A former Corrections employee who tried to persuade a teenager not to give evidence against a man who abused her has not had her sentence changed on appeal, despite a ruling the judge got it wrong "by a wide margin".
Helen Diana Potter was sentenced to 10 months home detention last year after being found guilty at trial of attempting to pervert the course of justice.
The Solicitor General challenged that decision and in a decision released today, the Court of Appeal accepted the sentence was "manifestly inadequate and inappropriate".
The appeal judges said a jail term of two years nine months would have been the correct penalty but imposition of that penalty was impossible due to a legal technicality.
In August 2012, Helen Diana Potter heard about accusations made by a teenage girl against her 48-year-old partner Mana Tamaiparea.
A month later, the complainant had made a formal written statement for police withdrawing the allegations but when she changed her mind again Tamaiparea finally went to trial in March 2014.
The jury heard about Potter's influence when the young victim gave evidence.
She had pressured the girl before and during the car ride to the police station to give a statement.

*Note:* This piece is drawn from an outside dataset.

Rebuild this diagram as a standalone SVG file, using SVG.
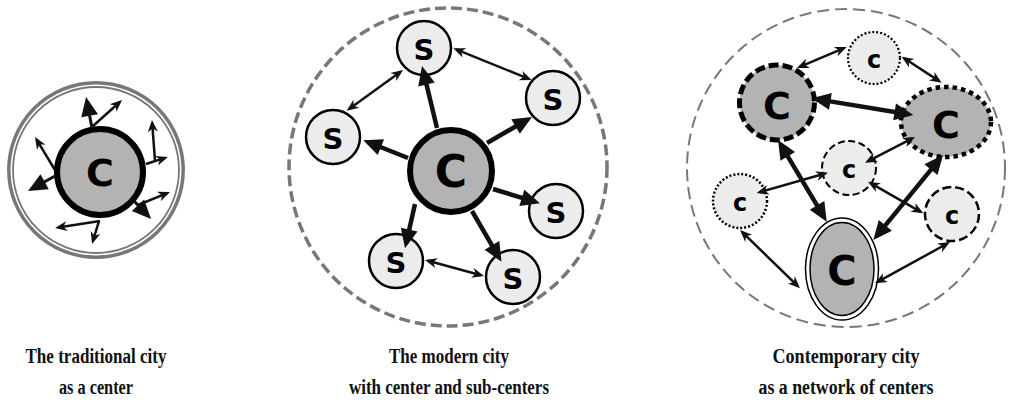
<svg xmlns="http://www.w3.org/2000/svg" width="1012" height="405" viewBox="0 0 1012 405">
<defs>
<marker id="ht" markerUnits="userSpaceOnUse" viewBox="-10 -6 14 12" markerWidth="14" markerHeight="12" refX="0" refY="0" orient="auto-start-reverse" overflow="visible"><path d="M3,0 L-9,-5 L-5.5,0 L-9,5 Z" fill="#111"/></marker>
<marker id="hT" markerUnits="userSpaceOnUse" viewBox="-15 -9 21 18" markerWidth="21" markerHeight="18" refX="0" refY="0" orient="auto-start-reverse" overflow="visible"><path d="M5,0 L-14,-8.5 L-14,8.5 Z" fill="#111"/></marker>
<style>
.thin{stroke:#111;stroke-width:2.5;fill:none;marker-end:url(#ht)}
.thick{stroke:#111;stroke-width:4.5;fill:none;marker-end:url(#hT)}
.mid{stroke:#111;stroke-width:3;fill:none;marker-end:url(#hT)}
.dbl{marker-start:url(#ht)}
.dblT{marker-start:url(#hT)}
.big{fill:#b3b3b3;stroke:#000}
.sm{fill:#ececec;stroke:#000}
.L{font-family:"DejaVu Sans",Verdana,sans-serif;font-weight:bold;text-anchor:middle;fill:#000}
.cap{font-family:"Liberation Serif","Times New Roman",serif;font-weight:bold;font-size:20px;text-anchor:middle;fill:#111}
.ring{fill:none;stroke:#777}
</style>
</defs>

<!-- Panel 1 -->
<g id="p1-ring"><circle class="ring" cx="96" cy="170" r="87.2" stroke-width="3.5"/><circle class="ring" cx="96" cy="170" r="83" stroke-width="1.8"/></g>
<g id="p1-C"><circle class="big" cx="100" cy="172" r="43" stroke-width="6"/><text class="L" x="100" y="186" font-size="38">C</text></g>

<!-- Panel 2 -->
<g id="p2-frame"><circle cx="448" cy="167" r="159" fill="none" stroke="#777" stroke-width="3.5" stroke-dasharray="11 5"/></g>
<g id="p2-C"><circle class="big" cx="451" cy="171" r="41" stroke-width="6"/><text class="L" x="451" y="187" font-size="44">C</text></g>
<g id="p2-S1"><circle class="sm" cx="424" cy="48" r="27" stroke-width="2.5"/><text class="L" x="424" y="59.5" font-size="29">S</text></g>
<g id="p2-S2"><circle class="sm" cx="553" cy="98" r="27" stroke-width="2.5"/><text class="L" x="553" y="109.5" font-size="29">S</text></g>
<g id="p2-S3"><circle class="sm" cx="333" cy="137" r="27" stroke-width="2.5"/><text class="L" x="333" y="148.5" font-size="29">S</text></g>
<g id="p2-S4"><circle class="sm" cx="556" cy="211" r="27" stroke-width="2.5"/><text class="L" x="556" y="222.5" font-size="29">S</text></g>
<g id="p2-S5"><circle class="sm" cx="396" cy="261" r="27" stroke-width="2.5"/><text class="L" x="396" y="272.5" font-size="29">S</text></g>
<g id="p2-S6"><circle class="sm" cx="513" cy="277" r="27" stroke-width="2.5"/><text class="L" x="513" y="288.5" font-size="29">S</text></g>

<!-- Panel 3 -->
<g id="p3-frame"><circle cx="846" cy="168" r="159" fill="none" stroke="#777" stroke-width="2" stroke-dasharray="12 6"/></g>
<g id="p3-CUL"><circle class="big" cx="777" cy="102.5" r="37.5" stroke-width="5" stroke-dasharray="10 4"/><text class="L" x="777" y="118.5" font-size="38">C</text></g>
<g id="p3-ctop"><circle class="sm" cx="874" cy="58" r="26" stroke-width="2.2" stroke-dasharray="2 2"/><text class="L" x="874" y="68" font-size="24">c</text></g>
<g id="p3-CR"><ellipse class="big" cx="946" cy="122" rx="45" ry="35" stroke-width="4.5" stroke-dasharray="4.5 4"/><text class="L" x="946" y="138" font-size="38">C</text></g>
<g id="p3-cmid"><circle class="sm" cx="849" cy="168" r="27" stroke-width="2" stroke-dasharray="7 3.5"/><text class="L" x="849" y="178" font-size="24">c</text></g>
<g id="p3-cleft"><circle class="sm" cx="740" cy="201" r="27" stroke-width="2.5" stroke-dasharray="2 2"/><text class="L" x="740" y="211" font-size="24">c</text></g>
<g id="p3-cright"><circle class="sm" cx="952" cy="214" r="27" stroke-width="2.5" stroke-dasharray="9 4"/><text class="L" x="952" y="224" font-size="24">c</text></g>
<g id="p3-CB"><ellipse cx="842" cy="269" rx="36.5" ry="51" fill="#fff" stroke="#000" stroke-width="1.5"/><ellipse class="big" cx="842" cy="269" rx="32" ry="46.5" stroke-width="1.5"/><text class="L" x="842" y="285" font-size="40">C</text></g>

<!-- Connectors -->
<g id="connectors">
<line class="mid" x1="92" y1="128" x2="87" y2="102"/>
<line class="thin" x1="93" y1="126" x2="119.8" y2="102"/>
<line class="thin" x1="155" y1="161" x2="152.2" y2="123"/>
<line class="thin" x1="146" y1="164" x2="165.1" y2="157.9"/>
<line class="thin" x1="55" y1="170" x2="36.6" y2="139.6"/>
<line class="mid" x1="55" y1="176" x2="32.4" y2="188.6"/>
<line class="mid" x1="134" y1="201" x2="147.6" y2="215.4"/>
<line class="thin" x1="138" y1="205" x2="167.2" y2="193.1"/>
<line class="thin" x1="100" y1="221" x2="58" y2="227.5"/>
<line class="thin" x1="99" y1="221" x2="92.9" y2="241.1"/>

<line class="thick" x1="437" y1="128" x2="423.2" y2="70.9"/>
<line class="thick" x1="408" y1="158" x2="367.9" y2="142"/>
<line class="thick" x1="487" y1="143" x2="527.7" y2="119.5"/>
<line class="thick" x1="493" y1="189" x2="535.2" y2="201.9"/>
<line class="thick" x1="415" y1="204" x2="406.1" y2="243.4"/>
<line class="thick" x1="472" y1="211" x2="499" y2="257.5"/>
<line class="thin dbl" x1="400.6" y1="71.8" x2="349.1" y2="109"/>
<line class="thin dbl" x1="456.1" y1="49.4" x2="528.9" y2="78.9"/>
<line class="thin dbl" x1="427.9" y1="260.8" x2="481.1" y2="275.2"/>

<line class="thin dbl" x1="844" y1="48.2" x2="799.7" y2="66.8"/>
<line class="thin dbl" x1="904.2" y1="58.3" x2="939.2" y2="81.1"/>
<line class="thick dblT" x1="816.6" y1="99.1" x2="908.4" y2="114.2"/>
<line class="thin dbl" x1="912.3" y1="138.4" x2="867.7" y2="161.3"/>
<line class="thin dbl" x1="825.1" y1="173.5" x2="759.6" y2="192.2"/>
<line class="thick dblT" x1="780.6" y1="144.3" x2="824.2" y2="217.4"/>
<line class="thick dblT" x1="939.8" y1="158.9" x2="876.5" y2="236.1"/>
<line class="thin dbl" x1="870.6" y1="183.2" x2="920.7" y2="211.8"/>
<line class="thin dbl" x1="742.2" y1="232.1" x2="797.8" y2="286.2"/>
<line class="thin dbl" x1="947.4" y1="243.5" x2="877.6" y2="281.9"/>
</g>

<!-- Captions -->
<g id="captions">
<text class="cap" x="96" y="363" textLength="141" lengthAdjust="spacingAndGlyphs">The traditional city</text>
<text class="cap" x="96" y="394" textLength="74" lengthAdjust="spacingAndGlyphs">as a center</text>
<text class="cap" x="449" y="363" textLength="120" lengthAdjust="spacingAndGlyphs">The modern city</text>
<text class="cap" x="449" y="394" textLength="200" lengthAdjust="spacingAndGlyphs">with center and sub-centers</text>
<text class="cap" x="846" y="363" textLength="147" lengthAdjust="spacingAndGlyphs">Contemporary city</text>
<text class="cap" x="846" y="394" textLength="175" lengthAdjust="spacingAndGlyphs">as a network of centers</text>
</g>
</svg>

"On both occasions, the pressure had taken the form of Ms Potter telling her about the financial consequences of Mr Tamaiparea going to prison, in particular because he was helping to pay the rent and to pay for the things the complainant needed both at home and at school," the judgement said.
The jury could not reach a verdict against Tamaiparea but he eventually pleaded guilty to a representative charge of indecent assault in October.
He was sentenced to a term of preventive detention at the High Court in Christchurch earlier this month.
In sentencing Potter, Judge Paul Kellar gave her a discount for her previous good character and her work as for Corrections 15 years earlier, which he said would make a prison term more difficult for her to serve; eventually settling on a term of home detention.
The Court of Appeal said the starting point adopted by Judge Kellar was "inadequate by a wide margin" and his reduction for the defendant's previous career was wrong.
However, Potter's sentence remained unaffected and she will finish her period of home detention in June.